A fully explicit fluid-structure interaction approach based on PFEM and FEM

The numerical simulation of fluid-structure interaction (FSI) problems involving free-surfaces is of great interest in many engineering applications. Particle-based methods, like PFEM, are particularly suited for the analysis of free-surface flows and fluid-structure interaction with large displacements of the interface. In the current work, a staggered approach for the solution of the FSI problem is proposed. The fluid domain is discretized with an explicit Particle Finite Element Method (PFEM) while the solid domain with a standard Finite Element Method (FEM).
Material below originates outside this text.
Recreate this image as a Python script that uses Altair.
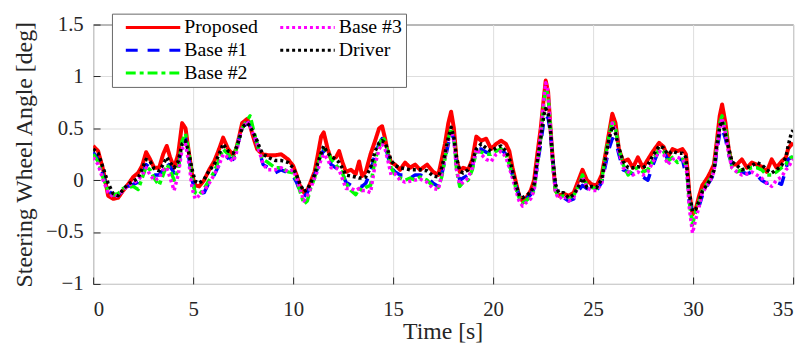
import altair as alt
import pandas as pd

# ---- data ----
time_s = [
    0.0, 0.25, 0.5, 0.75, 1.0, 1.25, 1.5, 1.75, 2.0, 2.25, 2.45, 2.65, 2.85, 3.05, 3.3, 3.5, 3.68, 3.85, 4.05, 4.25, 4.45, 4.62, 4.8, 4.95,
    5.1, 5.3, 5.55, 5.8, 6.05, 6.3, 6.5, 6.75, 7.0, 7.15, 7.3, 7.45, 7.7, 7.85, 8.0, 8.2, 8.35, 8.5, 8.75, 9.1, 9.4, 9.75,
    10.0, 10.17, 10.33, 10.54, 10.71, 10.87, 11.07, 11.24, 11.4, 11.53, 11.73, 11.9, 12.14, 12.3, 12.45, 12.64, 12.89, 13.13, 13.3, 13.45, 13.63, 13.87, 14.1, 14.3, 14.45, 14.6, 14.75, 14.9,
    15.1, 15.35, 15.6, 15.85, 16.1, 16.35, 16.7, 17.0, 17.26, 17.43, 17.59, 17.76, 17.9, 18.04, 18.17, 18.33, 18.5, 18.75, 18.96, 19.16, 19.4, 19.65, 19.9,
    20.15, 20.4, 20.64, 20.81, 20.97, 21.14, 21.3, 21.47, 21.63, 21.88, 22.05, 22.21, 22.38, 22.54, 22.63, 22.75, 22.87, 22.98, 23.12, 23.28, 23.53, 23.78, 24.03, 24.27, 24.47, 24.69, 24.93,
    25.18, 25.43, 25.59, 25.79, 25.96, 26.12, 26.29, 26.5, 26.75, 26.99, 27.24, 27.49, 27.74, 28.0, 28.3, 28.53, 28.73, 28.97, 29.22, 29.47, 29.64, 29.72, 29.8, 29.97,
    30.13, 30.3, 30.46, 30.71, 30.87, 31.04, 31.2, 31.33, 31.45, 31.62, 31.78, 31.94, 32.19, 32.44, 32.69, 32.94, 33.18, 33.43, 33.68, 33.93, 34.17, 34.42, 34.64, 34.75, 34.92, 35.0,
]

proposed = [
    0.33, 0.28, 0.1, -0.15, -0.18, -0.17, -0.1, -0.04, 0.03, 0.07, 0.14, 0.27, 0.2, 0.12, 0.12, 0.25, 0.33, 0.22, 0.12, 0.25, 0.55, 0.5, 0.25, 0.05,
    -0.05, -0.06, 0.0, 0.1, 0.18, 0.3, 0.41, 0.3, 0.24, 0.3, 0.42, 0.55, 0.59, 0.52, 0.42, 0.3, 0.27, 0.25, 0.24, 0.24, 0.25, 0.2,
    0.14, 0.05, -0.05, -0.12, -0.1, -0.02, 0.08, 0.25, 0.42, 0.46, 0.3, 0.2, 0.22, 0.28, 0.18, 0.08, 0.1, 0.06, 0.18, 0.04, 0.08, 0.25, 0.38, 0.5, 0.52, 0.4, 0.25, 0.17,
    0.15, 0.1, 0.17, 0.12, 0.15, 0.1, 0.15, 0.08, 0.05, 0.2, 0.35, 0.55, 0.66, 0.5, 0.2, 0.08, 0.12, 0.1, 0.2, 0.42, 0.38, 0.4, 0.3,
    0.35, 0.38, 0.35, 0.28, 0.12, -0.02, -0.15, -0.2, -0.18, -0.1, 0.0, 0.25, 0.5, 0.8, 0.96, 0.85, 0.5, 0.2, -0.1, -0.15, -0.13, -0.15, -0.12, 0.0, 0.1, 0.0, -0.04,
    -0.05, 0.05, 0.22, 0.45, 0.64, 0.55, 0.3, 0.18, 0.2, 0.12, 0.22, 0.12, 0.2, 0.28, 0.36, 0.32, 0.22, 0.3, 0.28, 0.3, 0.25, 0.1, -0.1, -0.33,
    -0.28, -0.15, -0.05, 0.02, 0.08, 0.15, 0.4, 0.62, 0.73, 0.55, 0.3, 0.15, 0.15, 0.2, 0.12, 0.17, 0.15, 0.13, 0.08, 0.2, 0.12, 0.18, 0.22, 0.3, 0.35, 0.33,
]

base1 = [
    0.27, 0.2, 0.05, -0.1, -0.14, -0.14, -0.1, -0.06, -0.04, -0.02, 0.05, 0.15, 0.12, 0.05, 0.05, 0.1, 0.17, 0.13, 0.07, 0.12, 0.35, 0.4, 0.2, 0.0,
    -0.1, -0.13, -0.12, -0.02, 0.05, 0.15, 0.17, 0.22, 0.2, 0.28, 0.4, 0.5, 0.55, 0.55, 0.45, 0.35, 0.25, 0.15, 0.12, 0.07, 0.1, 0.07,
    0.04, -0.02, -0.1, -0.16, -0.12, -0.05, 0.05, 0.12, 0.22, 0.3, 0.25, 0.15, 0.12, 0.1, 0.07, -0.02, -0.05, -0.04, -0.05, -0.06, -0.03, 0.08, 0.25, 0.35, 0.4, 0.35, 0.22, 0.12,
    0.08, 0.05, 0.05, 0.02, 0.05, 0.05, 0.03, -0.03, -0.06, 0.05, 0.2, 0.35, 0.45, 0.4, 0.15, 0.0, 0.02, 0.05, 0.12, 0.3, 0.3, 0.27, 0.25,
    0.25, 0.3, 0.25, 0.15, 0.05, -0.05, -0.15, -0.2, -0.18, -0.14, -0.08, 0.15, 0.35, 0.58, 0.62, 0.6, 0.45, 0.2, -0.08, -0.15, -0.17, -0.2, -0.18, -0.1, -0.05, -0.08, -0.1,
    -0.1, -0.02, 0.12, 0.3, 0.4, 0.38, 0.25, 0.1, 0.08, 0.06, 0.05, 0.03, 0.0, 0.15, 0.3, 0.28, 0.2, 0.22, 0.2, 0.2, 0.05, 0.02, -0.2, -0.3,
    -0.3, -0.25, -0.15, -0.05, 0.0, 0.06, 0.3, 0.45, 0.5, 0.4, 0.25, 0.15, 0.1, 0.08, 0.06, 0.08, 0.05, 0.0, -0.03, -0.02, -0.02, -0.04, 0.1, 0.2, 0.22, 0.2,
]

base2 = [
    0.25, 0.18, 0.02, -0.1, -0.14, -0.13, -0.08, -0.07, -0.06, -0.09, 0.02, 0.13, 0.1, 0.02, -0.05, 0.05, 0.15, 0.1, 0.0, 0.1, 0.38, 0.45, 0.25, 0.02,
    -0.12, -0.14, -0.08, 0.0, 0.08, 0.2, 0.3, 0.25, 0.2, 0.3, 0.4, 0.5, 0.58, 0.62, 0.5, 0.35, 0.25, 0.2, 0.17, 0.12, 0.12, 0.08,
    0.07, 0.0, -0.1, -0.23, -0.2, -0.08, 0.02, 0.15, 0.25, 0.3, 0.28, 0.2, 0.15, 0.1, 0.08, -0.03, -0.1, -0.14, -0.08, -0.1, -0.07, -0.05, 0.2, 0.32, 0.42, 0.38, 0.25, 0.12,
    0.05, 0.02, 0.0, 0.02, 0.0, 0.03, 0.0, -0.06, -0.07, 0.03, 0.2, 0.4, 0.5, 0.42, 0.1, -0.06, -0.02, 0.0, 0.1, 0.28, 0.27, 0.25, 0.25,
    0.28, 0.3, 0.25, 0.15, 0.05, -0.08, -0.17, -0.22, -0.2, -0.16, -0.1, 0.15, 0.4, 0.75, 0.88, 0.82, 0.5, 0.15, -0.1, -0.16, -0.15, -0.17, -0.15, -0.05, 0.05, -0.05, -0.07,
    -0.08, 0.0, 0.2, 0.42, 0.58, 0.5, 0.3, 0.15, 0.05, 0.1, 0.12, 0.08, 0.1, 0.2, 0.3, 0.28, 0.18, 0.22, 0.17, 0.2, 0.15, 0.0, -0.2, -0.43,
    -0.3, -0.2, -0.1, -0.03, 0.02, 0.1, 0.35, 0.55, 0.62, 0.5, 0.3, 0.12, 0.08, 0.1, 0.1, 0.12, 0.12, 0.1, 0.05, 0.05, 0.08, 0.12, 0.15, 0.2, 0.22, 0.22,
]

base3 = [
    0.22, 0.15, 0.0, -0.12, -0.16, -0.15, -0.1, -0.05, -0.03, 0.0, 0.05, 0.12, 0.05, 0.0, 0.02, 0.1, 0.12, 0.02, -0.1, 0.05, 0.3, 0.35, 0.15, -0.08,
    -0.18, -0.15, -0.1, -0.03, 0.05, 0.15, 0.25, 0.22, 0.18, 0.25, 0.4, 0.5, 0.57, 0.52, 0.45, 0.35, 0.25, 0.15, 0.1, 0.1, 0.12, 0.08,
    0.1, 0.02, -0.08, -0.2, -0.15, -0.08, 0.02, 0.1, 0.2, 0.25, 0.2, 0.12, 0.12, 0.1, 0.02, -0.08, -0.08, -0.1, -0.08, -0.1, -0.1, -0.12, 0.15, 0.3, 0.35, 0.3, 0.18, 0.05,
    0.06, 0.0, -0.02, -0.01, 0.0, 0.01, -0.02, -0.08, -0.09, 0.05, 0.22, 0.38, 0.47, 0.38, 0.1, -0.04, -0.02, 0.02, 0.12, 0.3, 0.25, 0.2, 0.18,
    0.25, 0.28, 0.22, 0.12, 0.02, -0.1, -0.2, -0.25, -0.22, -0.18, -0.1, 0.15, 0.45, 0.8, 0.94, 0.85, 0.5, 0.15, -0.12, -0.18, -0.15, -0.2, -0.17, -0.05, 0.03, -0.07, -0.1,
    -0.1, -0.03, 0.15, 0.38, 0.55, 0.48, 0.28, 0.12, 0.08, 0.05, 0.08, 0.05, 0.08, 0.18, 0.28, 0.25, 0.15, 0.2, 0.22, 0.2, 0.15, 0.0, -0.25, -0.51,
    -0.38, -0.25, -0.12, -0.05, 0.0, 0.08, 0.32, 0.5, 0.6, 0.45, 0.25, 0.12, 0.08, 0.05, 0.06, 0.08, 0.05, 0.02, -0.03, -0.06, 0.0, 0.03, 0.1, 0.12, 0.18, 0.2,
]

driver = [
    0.3, 0.26, 0.12, -0.03, -0.13, -0.15, -0.09, -0.04, -0.01, 0.02, 0.11, 0.2, 0.18, 0.11, 0.09, 0.15, 0.22, 0.17, 0.12, 0.18, 0.35, 0.38, 0.25, 0.1,
    -0.01, -0.03, 0.01, 0.09, 0.15, 0.25, 0.35, 0.28, 0.26, 0.31, 0.39, 0.51, 0.55, 0.52, 0.46, 0.38, 0.3, 0.25, 0.22, 0.19, 0.19, 0.17,
    0.12, 0.05, -0.03, -0.11, -0.09, -0.03, 0.05, 0.17, 0.26, 0.33, 0.26, 0.23, 0.2, 0.17, 0.12, 0.05, 0.04, 0.03, 0.02, 0.02, 0.03, 0.12, 0.28, 0.36, 0.38, 0.36, 0.28, 0.19,
    0.14, 0.12, 0.11, 0.1, 0.1, 0.1, 0.09, 0.04, 0.03, 0.12, 0.25, 0.41, 0.51, 0.41, 0.22, 0.09, 0.07, 0.1, 0.18, 0.3, 0.35, 0.31, 0.28,
    0.31, 0.33, 0.28, 0.21, 0.09, -0.04, -0.14, -0.17, -0.15, -0.12, -0.04, 0.18, 0.4, 0.63, 0.69, 0.64, 0.47, 0.21, -0.04, -0.12, -0.12, -0.17, -0.14, -0.06, 0.02, -0.07, -0.06,
    -0.07, 0.01, 0.18, 0.39, 0.52, 0.45, 0.31, 0.18, 0.12, 0.12, 0.13, 0.12, 0.15, 0.24, 0.33, 0.31, 0.25, 0.28, 0.26, 0.26, 0.22, 0.05, -0.11, -0.3,
    -0.28, -0.2, -0.11, -0.04, 0.01, 0.09, 0.35, 0.51, 0.57, 0.44, 0.31, 0.18, 0.14, 0.1, 0.12, 0.14, 0.17, 0.15, 0.1, 0.07, 0.1, 0.14, 0.22, 0.33, 0.46, 0.48,
]

series_names = ["Proposed", "Base #1", "Base #2", "Base #3", "Driver"]
series_values = [proposed, base1, base2, base3, driver]
series_colors = ["#ff0000", "#0000ff", "#00ff00", "#ff00ff", "#000000"]
series_dash = [[1, 0], [12, 10], [10, 4, 4, 4], [3, 3], [3, 3]]
series_width = [4, 3.5, 3.5, 3.5, 3.5]

x_ticks = [0, 5, 10, 15, 20, 25, 30, 35]
y_ticks = [-1, -0.5, 0, 0.5, 1, 1.5]

for v in series_values:
    assert len(v) == len(time_s), (len(v), len(time_s))

rows = []
for name, vals in zip(series_names, series_values):
    for t, v in zip(time_s, vals):
        rows.append({"t": t, "v": v, "series": name})
df = pd.DataFrame(rows)

FONT = "Liberation Serif"
TICK_IN = 7  # inward tick length (axis shifted inside the plot by the same amount)

# long horizontal legend stroke that extends to the right of its nominal (small) symbol box
LEGEND_STROKE = "M0,0H11"

legend_kw = dict(
    orient="none", legendX=19, legendY=-11, columns=2, symbolType=LEGEND_STROKE,
    symbolSize=100, symbolStrokeWidth=3, labelFontSize=20, labelFont=FONT,
    labelFontWeight="normal", labelColor="#000000", fillColor="white",
    strokeColor="#666666", padding=4, rowPadding=3, columnPadding=12,
    labelOffset=49, labelLimit=300,
)

x_enc = alt.X("t:Q", scale=alt.Scale(domain=[0, 35], nice=False, zero=False),
              axis=alt.Axis(values=x_ticks, format="d", title="Time [s]",
                            offset=-TICK_IN, tickSize=TICK_IN,
                            titleX=353, titleY=48 + TICK_IN, titleBaseline="middle",
                            titleAlign="center", labelPadding=15))
y_enc = alt.Y("v:Q", scale=alt.Scale(domain=[-1, 1.5], nice=False, zero=False),
              axis=alt.Axis(values=y_ticks, format="~g", title="Steering Wheel Angle [deg]",
                            offset=-TICK_IN, tickSize=TICK_IN,
                            titleX=-69 - TICK_IN, titleY=131, titleAngle=270,
                            titleBaseline="middle", titleAlign="center", labelPadding=10))
color_enc = alt.Color("series:N",
                      scale=alt.Scale(domain=series_names, range=series_colors),
                      legend=alt.Legend(**legend_kw), title=None)
dash_enc = alt.StrokeDash("series:N",
                          scale=alt.Scale(domain=series_names, range=series_dash),
                          legend=alt.Legend(**legend_kw), title=None)

base = alt.Chart(df)
layers = []
for name, w in zip(series_names, series_width):
    layers.append(
        base.transform_filter(alt.datum.series == name)
        .mark_line(strokeWidth=w, strokeCap="butt", strokeJoin="round", clip=True)
        .encode(x=x_enc, y=y_enc, color=color_enc, strokeDash=dash_enc)
    )

chart = (
    alt.layer(*layers)
    .properties(width=707, height=262, autosize="none",
                padding={"left": 86, "top": 15, "right": 10, "bottom": 62})
    .configure_view(stroke="#262626", strokeWidth=1)
    .configure_axis(grid=True, gridColor="#dedede", gridWidth=1, domain=False,
                    tickColor="#262626", tickWidth=1,
                    labelFont=FONT, labelFontSize=21, labelColor="#262626",
                    titleFont=FONT, titleFontSize=24, titleFontWeight="normal",
                    titleColor="#262626")
)

chart.save("out.html", embed_options={"renderer": "svg", "actions": False})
The weakly compressible formulation of fluid flow, originally proposed in for the PFEM, allows for a fully explicit solution scheme. Thanks to the Lagrangian formulation, the free surface is directly defined by the current position of the particles, while the governing equations are imposed like in standard FEM. When the mesh becomes too distorted, a fast remeshing algorithm is used to redefine the connectivities. The structural domain is instead analyzed with a standard commercial explicit FEM (SIMULIA Abaqus\Explicit). The coupling between the fluid and solid domains is treated with the GC Domain Decomposition approach. On each subdomain the problem is solved independently and then the two solutions are linked at the interface using a Lagrange multiplier technique. The proposed method allows for different time-steps in the two subdomains and for non-conforming meshes at the interfaces between the solid and fluid domains. Moreover, this approach allows for an explicit coupling, without iterations, between the two subdomains. 2D test-cases will be presented to validate the proposed coupling technique. The explicit scheme for both the fluid and solid subdomains, together with the explicit treatment of the coupling, makes this method appealing for applications in a variety of engineering problems with fast dynamics and/or a high degree of non-linearity.